Amendment 17

The Seventeenth Amendment: Direct Election of Senators

Another reform of the Progressive Era was allowing the people to select U.S. senators, rather than having state legislatures choose them, as originally provided in Article I. Advocates of the Seventeenth Amendment hoped to avoid the corrupt practice in which political machines, backed by corporate wealth, hand-picked senatorial candidates. Because of such practices, the Senate was often referred to as a “millionaire’s club.”

The Senate of the United States shall be composed of two Senators from each State, elected by the people thereof, for six years; and each Senator shall have one vote. The electors in each State shall have the qualifications requisite for electors of the most numerous branch of the State legislatures.

The Seventeenth Amendment changes Section 3 of Article I to allow direct election of senators by the people. It also allows states to determine what the qualifications of voters for senator shall be-subject of course to any further constitutional amendments.
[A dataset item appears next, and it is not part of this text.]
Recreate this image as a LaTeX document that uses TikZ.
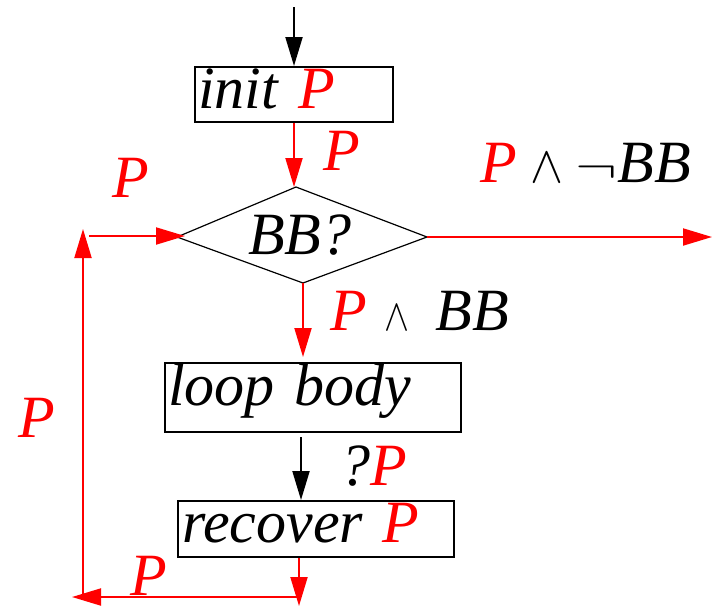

Therefore, women in some states, such as Wyoming, were allowed to vote for U.S. senator even before the Nineteenth Amendment gave women suffrage nationwide.

When vacancies happen in the representation of any State in the Senate, the executive authority of such State shall issue writs of election to fill such vacancies: Provided, That the legislature of any State may empower the executive thereof to make temporary appointments until the people fill the vacancies by election as the legislature may direct.

The governor of a state may make a temporary appointment for senator if the office becomes vacant. Article I does not contain similar provisions for the House of Representatives. As a result of the Cold War and the September 11, 2001 terrorist attacks, some scholars have proposed a constitutional amendment that would allow governors to make emergency appointments of House members if Congress was attacked and representatives were killed or disabled.

This amendment shall not be so construed as to affect the election or term of any Senator chosen before it becomes valid as part of the Constitution.

One obstacle to enacting the Seventeenth Amendment was Article V’s requirement that before an amendment can be submitted to the states for ratification, it must be approved by a two-thirds vote of both houses of Congress (or a special convention called by two-thirds of the states). Not surprisingly, the incumbent U.S. senators did not want to vote themselves out of a job. However, by 1911 a majority of states had already enacted some provisions requiring their state legislatures to consider the results of voter primaries when selecting senators.

Consequently, the Seventeenth Amendment was proposed in 1912 and ratified in 1913, although the House of Representatives had first passed it in the 1890s.